Ich glaube, daß ihnen dies gelungen ist. Hier handelt es sich um einen lauteren und reinen Willen. Das hat nichts mit Nazismus zu tun, und infolgedessen möchte ich mich im gegenwärtigen Augenblick — und mit mir auch meine politischen Freunde — zu diesen jungen Studenten bekennen, die damals nach Helgoland gegangen sind.
Meine Damen und Herren, ich bedaure es, daß ein französischer Professor geglaubt hat, sich in dieses Problem einmischen zu sollen. Ich bin der Auffassung, daß er die Lösung des Problems damit nicht erleichtert hat.
Meine Damen und Herren! Die Insel Helgoland ist im Bewußtsein und in der Liebe des deutschen
Volkes verankert.
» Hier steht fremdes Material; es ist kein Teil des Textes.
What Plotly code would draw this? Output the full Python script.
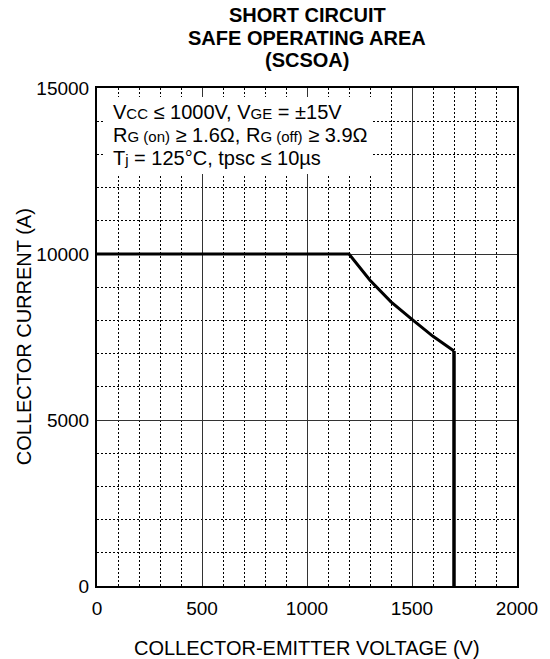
import plotly.graph_objects as go

# Data
vce = [0, 1200, 1300, 1400, 1500, 1600, 1700]
ic = [10000, 10000, 9210, 8560, 8030, 7520, 7080]
vert_x = [1700, 1700]
vert_y = [7080, 0]

x_ticks = [0, 500, 1000, 1500, 2000]
x_tick_labels = ["0", "500", "1000", "1500", "2000"]
y_ticks = [0, 5000, 10000, 15000]
y_tick_labels = ["0", "5000", "10000", "15000"]

title_lines = ["SHORT CIRCUIT", "SAFE OPERATING AREA", "(SCSOA)"]
SUB = "<span style='font-size:15px'>{}</span>"
cond_lines = [
    "V" + SUB.format("CC") + " ≤ 1000V, V" + SUB.format("GE") + " = ±15V",
    "R" + SUB.format("G (on)") + " ≥ 1.6Ω, R" + SUB.format("G (off)") + " ≥ 3.9Ω",
    "T" + SUB.format("j") + " = 125°C, tpsc ≤ 10µs",
]

W, H = 550, 659
L, R, T, B = 97, 524, 88, 586


def px(x):
    return (x - L) / (R - L)


def py(y):
    return (B - y) / (B - T)


fig = go.Figure()
fig.add_trace(go.Scatter(x=vce, y=ic, mode="lines", hoverinfo="skip",
                         line=dict(color="black", width=3), showlegend=False))
fig.add_trace(go.Scatter(x=vert_x, y=vert_y, mode="lines", hoverinfo="skip",
                         line=dict(color="black", width=3.5), showlegend=False))

font = "Liberation Sans, Arial, Helvetica, sans-serif"

axis_common = dict(
    showline=True, linecolor="black", linewidth=2, mirror=True,
    showgrid=True, gridcolor="#333333", gridwidth=1,
    ticks="", zeroline=False,
    tickfont=dict(size=19, color="black", family=font),
)

fig.update_xaxes(range=[0, 2000], tickvals=x_ticks, ticktext=x_tick_labels,
                 ticklabelstandoff=4,
                 minor=dict(dtick=100, showgrid=True, gridcolor="black",
                            griddash="2px,2px", gridwidth=1),
                 **axis_common)
fig.update_yaxes(range=[0, 15000], tickvals=y_ticks, ticktext=y_tick_labels,
                 ticklabelstandoff=2,
                 minor=dict(dtick=1000, showgrid=True, gridcolor="black",
                            griddash="2px,2px", gridwidth=1),
                 **axis_common)

# white box behind condition text
fig.add_shape(type="rect", xref="paper", yref="paper",
              x0=px(104), x1=px(377), y0=py(174), y1=py(97),
              fillcolor="white", line=dict(width=0), layer="above")

ann = []
for i, t in enumerate(title_lines):
    ann.append(dict(text="<b>" + t + "</b>", xref="paper", yref="paper",
                    x=px(311), y=py(15.5 + 22.5 * i), xanchor="center", yanchor="middle",
                    showarrow=False, font=dict(size=20, color="black", family=font)))
for i, t in enumerate(cond_lines):
    ann.append(dict(text=t, xref="paper", yref="paper",
                    x=px(111), y=py(111.5 + 23 * i), xanchor="left", yanchor="middle",
                    showarrow=False, font=dict(size=20, color="black", family=font)))
ann.append(dict(text="COLLECTOR-EMITTER VOLTAGE (V)", xref="paper", yref="paper",
                x=px(310), y=py(648), xanchor="center", yanchor="middle",
                showarrow=False, font=dict(size=20, color="black", family=font)))
ann.append(dict(text="COLLECTOR CURRENT (A)", xref="paper", yref="paper",
                x=px(23), y=py(337), xanchor="center", yanchor="middle", textangle=-90,
                showarrow=False, font=dict(size=20, color="black", family=font)))

fig.update_layout(
    width=W, height=H,
    margin=dict(l=L, r=W - R, t=T, b=H - B),
    paper_bgcolor="white", plot_bgcolor="white",
    annotations=ann,
    hovermode=False,
    font=dict(family=font, color="black"),
)

fig.write_html(
    "out.html",
    config={"displayModeBar": False, "staticPlot": True},
    post_script="document.body.style.margin='0';document.body.style.padding='0';"
                "document.body.style.overflow='hidden';",
)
Infolgedessen erscheint den Deutschen nach Einstellung der Feindseligkeiten, nach der bedingungslosen Kapitulation, nachdem 5 1/2 Jahre nach Einstellung der Feindseligkeiten vergangen sind, die Devastierung und Zerstörung der Insel Helgoland als ein Unrecht. Alle Deutschen vereinigen sich daher in der Bitte, daß der Devastierung der Insel Helgoland Einhalt geboten wird und daß die Insel sobald wie möglich den Bewohnern wieder zurückgegeben wird. Wir werden infolgedessen für den Antrag des Zentrums stimmen.